Meta Announces LLaMA-13B, a new AI-powered Large Language Model (LLM) that has reportedly outperformed OpenAI’s GPT-3, despite being “10x smaller”. Meta’s LLaMA models have the potential to revolutionize the AI industry by paving the way for ChatGPT-style language assistants to be run locally on devices such as PCs and smartphones.
LLaMA-13B is part of a new family of language models called “Large Language Model Meta AI” or LLAMA, which ranges from 7 billion to 65 billion parameters in size. In comparison, OpenAI’s GPT-3 model, the foundational model behind ChatGPT, has 175 billion parameters. Meta trained its LLaMA models using publicly available datasets, such as Common Crawl, Wikipedia, and C4, which could lead to the firm releasing the model and the weights as open-source.
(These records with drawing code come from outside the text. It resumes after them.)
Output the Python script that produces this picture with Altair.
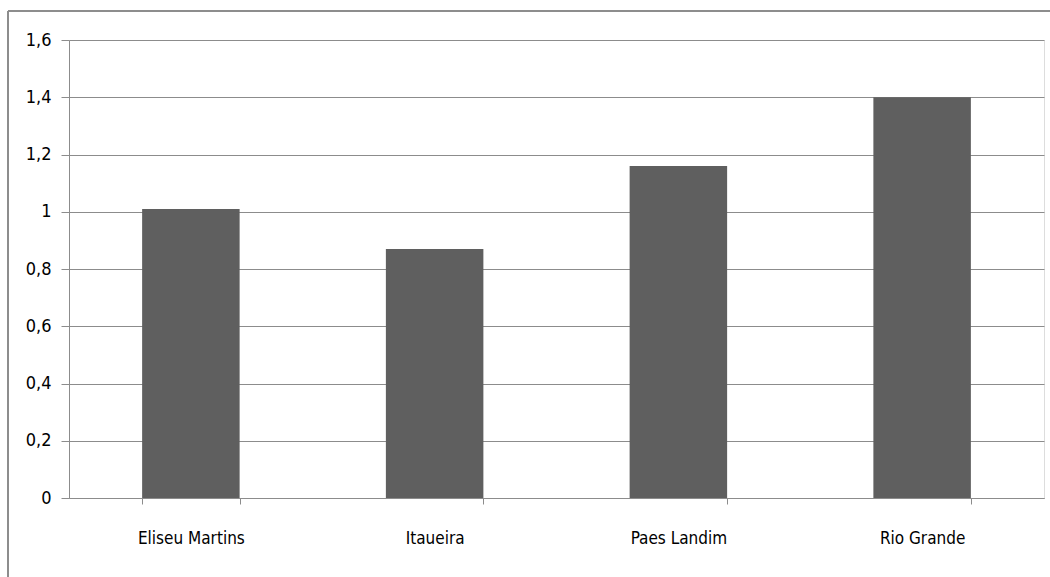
import altair as alt
import pandas as pd

municipios = ["Eliseu Martins", "Itaueira", "Paes Landim", "Rio Grande"]
valores = [1.01, 0.87, 1.16, 1.40]
y_ticks = [0, 0.2, 0.4, 0.6, 0.8, 1.0, 1.2, 1.4, 1.6]

df = pd.DataFrame({"municipio": municipios, "valor": valores})

FONT = "DejaVu Sans Condensed, DejaVu Sans, sans-serif"

bars = alt.Chart(df).mark_bar(color="#5f5f5f").encode(
    x=alt.X(
        "municipio:N",
        sort=municipios,
        title=None,
        scale=alt.Scale(paddingInner=0.6, paddingOuter=0.3),
        axis=alt.Axis(
            labelAngle=0,
            labelFont=FONT,
            labelFontSize=17,
            labelColor="#000000",
            labelPadding=26,
            domainColor="#8c8c8c",
            tickColor="#8c8c8c",
            tickSize=6,
            tickBand="extent",
            grid=False,
        ),
    ),
    y=alt.Y(
        "valor:Q",
        title=None,
        scale=alt.Scale(domain=[0, 1.6], nice=False),
        axis=alt.Axis(
            values=y_ticks,
            labelExpr="replace(format(datum.value, '~g'), '.', ',')",
            labelFont=FONT,
            labelFontSize=18,
            labelColor="#000000",
            labelPadding=10,
            domainColor="#8c8c8c",
            tickColor="#8c8c8c",
            tickSize=8,
            gridColor="#8c8c8c",
            gridOpacity=1,
        ),
    ),
)

# frame around the chart area
frame_left = alt.Chart(df).mark_rule(color="#8c8c8c", strokeWidth=1.5).encode(
    x=alt.value(-61), y=alt.value(-29), y2=alt.value(600)
)
frame_top = alt.Chart(df).mark_rule(color="#8c8c8c", strokeWidth=1.5).encode(
    x=alt.value(-61), x2=alt.value(1100), y=alt.value(-29)
)

chart = (
    alt.layer(bars, frame_left, frame_top)
    .properties(
        width=975,
        height=458,
        autosize=alt.AutoSizeParams(type="none"),
        padding={"left": 69, "top": 40, "right": 6, "bottom": 79},
    )
    .configure_view(stroke=None)
    .configure(background="white")
)

chart.save("out.html", embed_options={"renderer": "svg", "actions": False})
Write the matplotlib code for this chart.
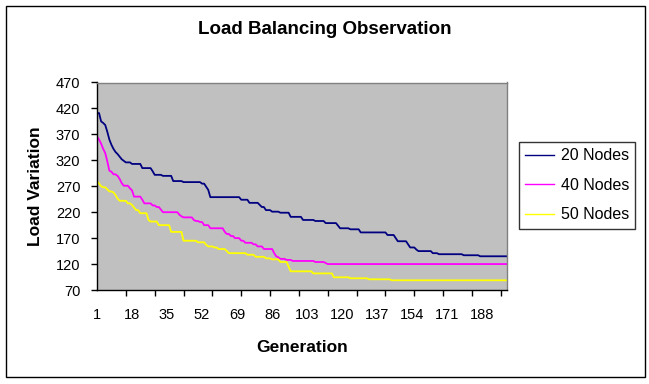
import numpy as np
import matplotlib
matplotlib.use('Agg')
import matplotlib.pyplot as plt
from matplotlib.patches import Rectangle

plt.rcParams['font.family'] = 'Liberation Sans'

# Generations on the x axis
generations = np.arange(1, 201)

# Each series is a step curve: a load level and how many generations it lasts
nodes20_levels = [411, 395, 392, 388, 375, 360, 350, 342, 336, 332, 327, 322, 319, 316, 313,
                  305, 299, 292, 290, 280, 278, 275, 269, 263, 249, 244, 238, 234, 230, 224,
                  221, 219, 211, 205, 203, 199, 194, 189, 187, 181, 176, 170, 164, 158, 152,
                  148, 145, 141, 139, 137, 135]
nodes20_runs = [2, 1, 1, 1, 1, 1, 1, 1, 1, 1, 1, 1, 1, 3, 5,
                5, 1, 4, 5, 5, 9, 2, 1, 1, 15, 4, 5, 1, 2, 3,
                4, 5, 6, 6, 5, 6, 1, 5, 5, 13, 4, 1, 5, 1, 3,
                1, 7, 3, 12, 8, 14]

nodes40_levels = [366, 360, 352, 342, 334, 318, 300, 298, 293, 290, 284, 276, 271, 266, 262,
                  250, 244, 237, 233, 230, 225, 220, 215, 212, 210, 205, 203, 201, 195, 189,
                  182, 178, 174, 170, 165, 161, 158, 154, 149, 141, 135, 133, 130, 128, 126,
                  124, 122, 120]
nodes40_runs = [1, 1, 1, 1, 1, 1, 1, 1, 2, 1, 1, 1, 3, 1, 1,
                4, 1, 4, 2, 2, 1, 8, 1, 1, 5, 1, 2, 2, 3, 7,
                1, 2, 2, 3, 2, 4, 2, 3, 5, 1, 1, 1, 3, 3, 11,
                5, 1, 88]

nodes50_levels = [280, 275, 270, 268, 264, 260, 258, 253, 246, 242, 237, 234, 229, 224, 218,
                  205, 202, 195, 182, 165, 162, 157, 154, 152, 149, 145, 141, 138, 134, 131,
                  129, 124, 115, 106, 102, 94.5, 92.6, 90.6, 88.7]
nodes50_runs = [1, 1, 1, 2, 1, 2, 1, 1, 1, 4, 2, 1, 1, 2, 4,
                1, 4, 6, 6, 7, 4, 1, 3, 2, 4, 1, 9, 4, 5, 3,
                4, 4, 1, 11, 10, 8, 9, 11, 57]

load20 = np.repeat(nodes20_levels, nodes20_runs)
load40 = np.repeat(nodes40_levels, nodes40_runs)
load50 = np.repeat(nodes50_levels, nodes50_runs)

series_names = ['20 Nodes', '40 Nodes', '50 Nodes']
series_colors = ['#000080', '#FF00FF', '#FFFF00']

x_labels = [1, 18, 35, 52, 69, 86, 103, 120, 137, 154, 171, 188]
y_ticks = [70, 120, 170, 220, 270, 320, 370, 420, 470]

W, H = 649, 384
fig = plt.figure(figsize=(W / 100, H / 100), dpi=100)
fig.patch.set_facecolor('white')

# plot area in pixel terms
ax = fig.add_axes([97 / W, 1 - 290 / H, 410 / W, 207.5 / H])
ax.set_facecolor('#C0C0C0')

for vals, name, col in zip([load20, load40, load50], series_names, series_colors):
    ax.plot(generations, vals, color=col, lw=1.3, label=name)

ax.set_xlim(1, 200)
ax.set_ylim(70, 470)
ax.set_yticks(y_ticks)
ax.set_xticks(x_labels)
ax.set_xticks(np.arange(1, 201, 14), minor=True)
ax.tick_params(axis='x', which='major', length=0, pad=13, labelsize=10.5)
ax.tick_params(axis='x', which='minor', length=4, width=1, direction='out')
ax.tick_params(axis='y', length=4, width=1, direction='out', pad=8, labelsize=10.5)

for side in ['left', 'bottom']:
    ax.spines[side].set_color('black')
    ax.spines[side].set_linewidth(1)
for side in ['top', 'right']:
    ax.spines[side].set_color('#808080')
    ax.spines[side].set_linewidth(1)

ax.set_xlabel('Generation', fontsize=12.5, fontweight='bold')
ax.xaxis.label.set_va('center')
ax.xaxis.set_label_coords(0.5, (290 - 348) / 207.5)
ax.set_ylabel('Load Variation', fontsize=12.5, fontweight='bold')
ax.yaxis.label.set_va('center')
ax.yaxis.set_label_coords((35 - 97) / 410, 0.5)

fig.text(0.5, 1 - 30 / H, 'Load Balancing Observation', ha='center', va='center',
         fontsize=13.5, fontweight='bold')

leg = fig.legend(loc='upper left', bbox_to_anchor=(519 / W, 1 - 142 / H), borderaxespad=0,
                 fontsize=11.5, frameon=True, fancybox=False, edgecolor='black',
                 handlelength=1.8, handletextpad=0.4, labelspacing=0.9, borderpad=0.4)
leg.get_frame().set_linewidth(1)
for line in leg.get_lines():
    line.set_linewidth(1)

# outer chart border
fig.patches.append(Rectangle((6 / W, 7 / H), 639 / W, 371 / H, transform=fig.transFigure,
                             fill=False, edgecolor='black', lw=1))

fig.savefig('out.png', dpi=100)
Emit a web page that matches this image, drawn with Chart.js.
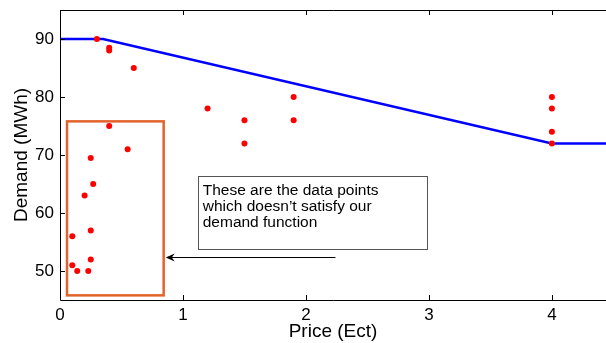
<!DOCTYPE html>
<html>
<head>
<meta charset="utf-8">
<script src="https://cdn.jsdelivr.net/npm/chart.js@4"></script>
<style>
  html, body { margin: 0; padding: 0; background: #fff; }
  #wrap { width: 606px; height: 343px; }
</style>
</head>
<body>
<div id="wrap"><canvas id="c" width="606" height="343"></canvas></div>
<script>
// observed demand vs price
var priceObs = [0.30, 0.40, 0.40, 0.60, 0.40, 0.55, 0.25, 0.27, 0.20, 0.25, 0.10, 0.25, 0.10, 0.14, 0.23,
                1.20, 1.50, 1.50, 1.90, 1.90, 4.0, 4.0, 4.0, 4.0];
var demandObs = [90, 88.5, 88, 85, 75, 71, 69.5, 65, 63, 57, 56, 52, 51, 50, 50,
                 78, 76, 72, 80, 76, 80, 78, 74, 72];

// demand function
var priceFn = [0, 0.35, 4, 4.44];
var demandFn = [90, 90, 72, 72];

var xTicks = [0, 1, 2, 3, 4];
var yTicks = [50, 60, 70, 80, 90];

var boxLines = ["These are the data points", "which doesn\u2019t satisfy our", "demand function"];

var FONT = "'Liberation Sans', Arial, Helvetica, sans-serif";

function pts(xs, ys) {
    return xs.map((x, i) => ({ x: x, y: ys[i] }));
}

// layout leaves a few px on the right, stretch x scale to the canvas edge
const fullRight = {
    id: 'fullRight',
    afterLayout(chart) {
        const x = chart.scales.x;
        chart.chartArea.right = chart.width;
        chart.chartArea.width = chart.width - chart.chartArea.left;
        x.right = chart.width;
        x.width = x.right - x.left;
        x.configure();
    }
};

// matlab style frame, inward ticks, and the annotations
const decor = {
    id: 'decor',
    afterDatasetsDraw(chart) {
        const ctx = chart.ctx, a = chart.chartArea;
        const sx = chart.scales.x, sy = chart.scales.y;
        ctx.save();
        ctx.strokeStyle = '#000';
        ctx.lineWidth = 1;
        ctx.beginPath();
        ctx.moveTo(a.left + 0.5, a.top + 0.5);
        ctx.lineTo(a.left + 0.5, a.bottom + 0.5);
        ctx.lineTo(a.right, a.bottom + 0.5);
        ctx.moveTo(a.left + 0.5, a.top + 0.5);
        ctx.lineTo(a.right, a.top + 0.5);
        xTicks.forEach(v => {
            const px = Math.round(sx.getPixelForValue(v)) + 0.5;
            ctx.moveTo(px, a.bottom); ctx.lineTo(px, a.bottom - 5);
            ctx.moveTo(px, a.top); ctx.lineTo(px, a.top + 5);
        });
        yTicks.forEach(v => {
            const py = Math.round(sy.getPixelForValue(v)) + 0.5;
            ctx.moveTo(a.left, py); ctx.lineTo(a.left + 5, py);
        });
        ctx.stroke();

        // orange box round the outliers
        ctx.strokeStyle = '#e2632b';
        ctx.lineWidth = 2.5;
        const rx0 = sx.getPixelForValue(0.057), rx1 = sx.getPixelForValue(0.843);
        const ry0 = sy.getPixelForValue(75.8), ry1 = sy.getPixelForValue(45.8);
        ctx.strokeRect(rx0, ry0, rx1 - rx0, ry1 - ry0);

        // text box
        const bx0 = sx.getPixelForValue(1.12), bx1 = sx.getPixelForValue(2.98);
        const by0 = sy.getPixelForValue(66.4), by1 = sy.getPixelForValue(53.8);
        ctx.fillStyle = '#fff';
        ctx.fillRect(bx0, by0, bx1 - bx0, by1 - by0);
        ctx.strokeStyle = '#555';
        ctx.lineWidth = 1;
        ctx.strokeRect(Math.round(bx0) + 0.5, Math.round(by0) + 0.5, Math.round(bx1 - bx0), Math.round(by1 - by0));
        ctx.fillStyle = '#000';
        ctx.font = '15.5px ' + FONT;
        ctx.textBaseline = 'alphabetic';
        ctx.textAlign = 'left';
        boxLines.forEach((t, i) => ctx.fillText(t, bx0 + 5, by0 + 19 + i * 16));

        // arrow
        const ax0 = sx.getPixelForValue(2.24), ax1 = sx.getPixelForValue(0.86);
        const ay = Math.round(sy.getPixelForValue(52.4)) + 0.5;
        ctx.strokeStyle = '#000';
        ctx.lineWidth = 1.2;
        ctx.beginPath();
        ctx.moveTo(ax0, ay); ctx.lineTo(ax1 + 4, ay);
        ctx.stroke();
        ctx.beginPath();
        ctx.moveTo(ax1, ay);
        ctx.lineTo(ax1 + 9, ay - 4);
        ctx.lineTo(ax1 + 6, ay);
        ctx.lineTo(ax1 + 9, ay + 4);
        ctx.closePath();
        ctx.fillStyle = '#000';
        ctx.fill();
        ctx.restore();
    }
};

new Chart(document.getElementById('c'), {
    type: 'scatter',
    data: {
        datasets: [{
            type: 'line',
            data: pts(priceFn, demandFn),
            borderColor: '#0000ff',
            borderWidth: 2.5,
            pointRadius: 0,
            tension: 0,
            order: 2
        }, {
            data: pts(priceObs, demandObs),
            backgroundColor: '#ff0000',
            borderColor: '#ff0000',
            pointRadius: 3,
            borderWidth: 0,
            order: 1
        }]
    },
    options: {
        responsive: false,
        animation: false,
        devicePixelRatio: 1,
        layout: { padding: { top: 10, right: 0, left: 0, bottom: 0 } },
        plugins: { legend: { display: false }, tooltip: { enabled: false } },
        scales: {
            x: {
                type: 'linear',
                min: 0, max: 4.44,
                afterBuildTicks: s => { s.ticks = xTicks.map(v => ({ value: v })); },
                afterFit: s => { s.height = 43; s.paddingLeft = 0; s.paddingRight = 0; },
                grid: { display: false, drawTicks: false },
                border: { display: false },
                ticks: { color: '#000', font: { family: FONT, size: 17 }, padding: 5, maxRotation: 0 },
                title: { display: true, text: 'Price (Ect)', color: '#000', font: { family: FONT, size: 19 }, padding: { top: 0, bottom: 0 } }
            },
            y: {
                min: 45, max: 95,
                afterBuildTicks: s => { s.ticks = yTicks.map(v => ({ value: v })); },
                afterFit: s => { s.width = 60; s.paddingTop = 0; s.paddingBottom = 0; },
                grid: { display: false, drawTicks: false },
                border: { display: false },
                ticks: { color: '#000', font: { family: FONT, size: 17 }, padding: 6 },
                title: { display: true, text: 'Demand (MWh)', color: '#000', font: { family: FONT, size: 19 }, padding: { top: 10, bottom: 0 } }
            }
        }
    },
    plugins: [fullRight, decor]
});
</script>
</body>
</html>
Meta calls its LLaMA models “foundational models,” indicating that the firm intends the models to form the basis of future, more-refined AI models built off the technology. LLaMA will be useful in natural language research and potentially power applications such as question-answering, natural language understanding or reading comprehension, understanding capabilities and limitations of current language models.
While the top-of-the-line LLaMA model, LLaMA-65B with 65 billion parameters, goes toe-to-toe with similar offerings from competing AI labs DeepMind, Google, and OpenAI, the most significant development comes from the LLaMA-13B model. It can reportedly outperform GPT-3 while running on a single GPU, unlike GPT-3 derivatives which require data center requirements. LLaMA-13B could open the door for ChatGPT-like performance on consumer-level hardware in the near future.
Parameter size is a significant factor in AI. A parameter is a variable that a machine-learning model uses to make predictions or classifications based on input data. The number of parameters in a language model is a key factor in its performance, with larger models generally capable of handling more complex tasks and producing more coherent output. However, more parameters take up more space and require more computing resources to run. So if a model can achieve the same results as another model with fewer parameters, it represents a significant gain in efficiency.
According to independent AI researcher Simon Willison, Meta’s new AI models could enable language models with a sizable portion of ChatGPT’s capabilities to be run on mobile phones and laptops within a year or two.
Meta has made a stripped-down version of LLaMA available on GitHub, and researchers interested in receiving the full code and weights can request access via a form provided by Meta. The firm has not announced plans for a wider release of the model and weights at this time.